Chase pulls off another tour-de-force of crime fiction writing in his 1941 novel, “He Won’t Need it Now.” This is an action-packed novel filled with blackmail and double-crossing, and a true femme fatale in the worst sense of the word.
As the story opens, Bill Duffy, a news photographer, is in a bar, feeling low, as he just got fired after a blow-out argument with his boss. The concern he has is, not just that he is out of a job, but that the word may be put out all around town, not to hire him. Hard up for money, Duffy is approached by a man known as Morgan, who hires Duffy to hide in a loft and photograph his “wife” making a blackmail payment to someone. Morgan says they no longer live together, but he wants to get her out of the blackmail thing and the photographs would help him pry her out. None of this adds up to Duffy, who is hard up for cash and figures wrongly that there was little risk involved and takes the job, noting though that it really seemed to be more of a job for a private investigator than a news photographer.

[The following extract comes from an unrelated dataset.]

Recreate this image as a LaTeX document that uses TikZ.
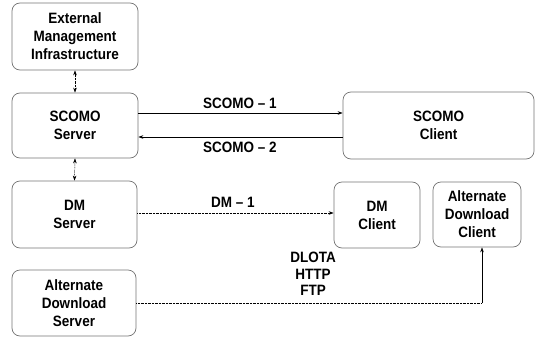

Perched in the loft with a bottle of scotch and his camera, Duffy is surprised to witness the “wife” make a payoff and, just as she shows the blackmailer to the door, someone appears in the loft behind Duffy, holds him up at gunpoint for his camera, and knocks him off the loft, where he is discovered by the redheaded temptress, whose real name is Anabel English. She is not Morgan’s wife and does not know who he is and does not believe Duffy’s story about being held up in the loft upstairs. She threatens to call the police, but Duffy knows she can’t.
And then things take a turn for the worse when Duffy is shown out and on top of the elevator car, he sees a corpse of the man who had just taken the payoff from Anabel. Quickly thinking, Duffy pounds on Anabel’s door and, with her urging, takes the body down from the elevator car, wraps it in a covering, and stuffs it in a trunk. They then have the garage attendant help load the trunk with the body in it in her car and head out to a cemetery where Duffy manhandles the corpse into a mausoleum where he hopes the body won’t be discovered for a long time.
It is a lot of work to get rid of a body and the casual reader wonders why Duffy has gone to all this trouble for Anabel. Duffy, in fact, turns to this life of crime rather naturally. First, he gets blackmail photographs for a stranger before he even knows Anabel is the daughter of a powerful politician. Then, he absconds with the corpse without wondering who could have got to it so quickly while he was being held up in the loft for his camera.
What follows though is a tale of blackmail and backstabbing as first one group of thugs than another gang are after Duffy and that camera and other things that think he took off the corpse. Duffy takes it all in stride as he takes one beating after another, seizing opportunities as they come to him. He gets his hands on the blackmail material and auctions it off to the highest bidder with neither grouping willing to pay him, figuring he is all alone and ripe for the pickings.
Duffy turns out to be a dirty scoundrel, looking to cash it in and take off out of town with Olga, who he runs into in the midst of the backstabbing. But when she takes a knife in the chest and he is set up to take the fall, he does not pause for more than a second in his grief and plunges right ahead to even score.
Even with all the different groups involved at cross purposes, Chase does a great job of presenting the story. It appears to all take place in a few short days and the action seldom lets up.